A scan of MSN Korea site on the evening of May 27 had not revealed any intrusion, he added. Websense then quickly updated protective software to keep its own corporate customers safe. However, they were unable to reach Microsoft's officials due to the Memorial Day holiday weekend. Microsoft only came to know about this break-in by midday on Tuesday.

Within hours, the company had cleaned the Web site, www.msn.co.kr, and erased the software code that had been placed in its news page.

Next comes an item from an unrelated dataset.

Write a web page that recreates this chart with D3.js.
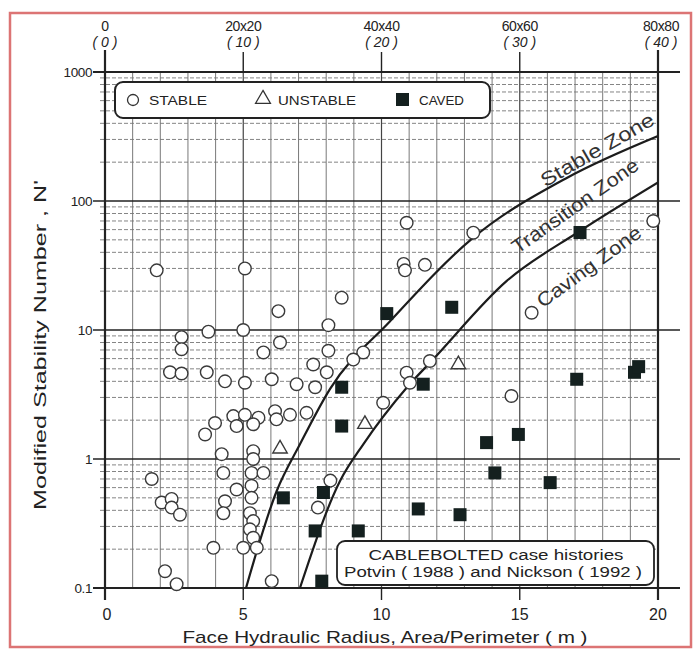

Microsoft spokesman, Adam Sohn, said, "Our preliminary opinion here was, this was the result of an unpatched operating system. When stuff is in our data center, it's easier to control. We're pretty maniacal about getting servers patched and keeping our customers safe and protected." He added that the Korean site was run by another company, which failed to apply necessary software patches to render the site safe. MSN Korea said that the attack affected only its news page on the site. MSN Korea employee Kim Ye-na, said that the hackers had planted an adware program called "Malware" that causes pop-up advertisements to appear in the user's computer.

The hackers targeted the Lineage game and stole passwords to game accounts, a fact that somewhat lessened the significance of the break-in. Hackers could not penetrate passwords to banking accounts. Mike Crouch, a spokesman for the U.S. subsidiary of South Korea-based NCSoft Corp, said that the Lineage game is among the most popular ones in Asia and has over 4 million subscribers, who pay about $15 each month. He added that as far as he was aware there was no increase in complaints by subscribers about stolen passwords tied to the Microsoft break-in. Meanwhile, Adam Sohn said the company was confident its English-language Web sites were not vulnerable to attacks of a similar nature.

Consequent to this news, Microsoft shares took a hit and fell 36 cents to $25.43 on the Nasdaq Stock Market.